Violence of an organised variety, that was, in an action drama set in the shady world of boxing, as opposed to the more professional, visible, even showbiz world that would be shown on television or attract huge crowds. This was a far less glitzy affair that Tommy is drawn into, simply because he needs the money to pay off the loan sharks his father is in debt to, which in truth was a rather contrived method of contrasting the reasons the other, non-white characters get into the sport. This was the nineties, when the world's greatest boxers were judged to be black, a collection of young men from largely poor backgrounds who had risen through the ranks to excel, whereas the successful white boxers were thinner on the ground.

The trouble with that was it would potentially have been more interesting to chart the progress of Cuba Gooding Jr's character Haines, who befriends Tommy and has a career running parallel to his, but Marshall was one of those Twin Peaks cast members who secured their own leading role in a movie, though most of them had been the actresses rather than the male cast, so he was individual in that. Not that Gladiator did his career much good as it disappeared quickly from cinemas to build a minor cult following among boxing movie enthusiasts who appreciated its basic plotting and adherence to tradition, some would say cliché, albeit with more of an interest in the criminal element who infiltrated the sport.

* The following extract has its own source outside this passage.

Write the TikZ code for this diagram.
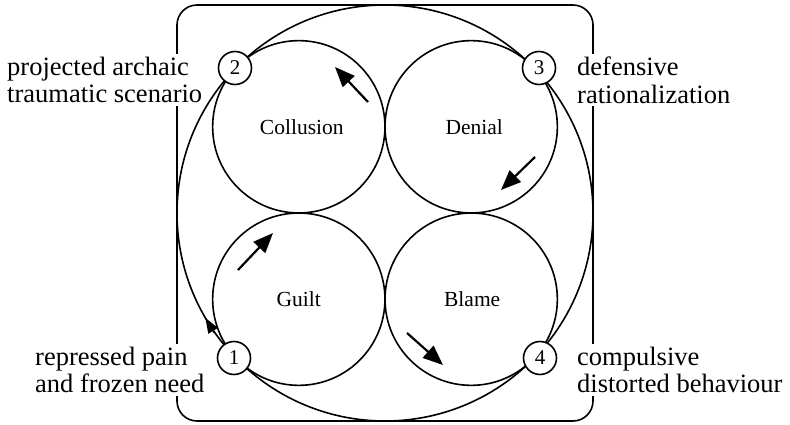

Besides, there was a far bigger blockbuster that showed up eight years later with the same title that pretty much ensured this effort was eclipsed, so that whenever anyone mentioned a movie called Gladiator it was an image of Russell Crowe in his leather armour that sprang to mind, not Marshall posing in his shorts, fists raised in combative stance. In fact, it was a pretentious title for an unpretentious film, the intellectual bruiser conceit aside, director Rowdy Herrington coming off the absurdities of Road House to helm a less colourful, more muscular (and frankly, less camp) work which had more to say about social issues than staging man on man macho grappling, though that said there were times when the matches here resembled wrestling bouts more than fisticuffs. Through it all, Marshall glowered and looked appropriately physical in the action sequences.

He had very decent support from a collection of performers whose careers would go on to outshine his own in star wattage, Buono going on to flourish in television and Gooding of course winning an Oscar (as another sportsman), though you could argue his experiences had their ups and downs subsequently. On the more veteran front, Robert Loggia (who would also be given a memorable role by David Lynch) essayed the dodgy manager part, making sure Tommy stays in the job when he would prefer to have studied for university which we are told he is perfectly capable of doing, again the contrasts with those impoverished kids around him. Brian Dennehy was perhaps the real villain, pulling the strings to make big profits out of these young men knocking lumps out of each other, and in an odd twist he was portrayed as really good at boxing as well (he says strategy is the most important element of winning), which culminated in a bizarre finale that saw him and Marshall squaring off against one another in the ring. You forgave the less sensible developments, however, this was a perfectly fair, solidly diverting effort. Music by Brad Fiedel.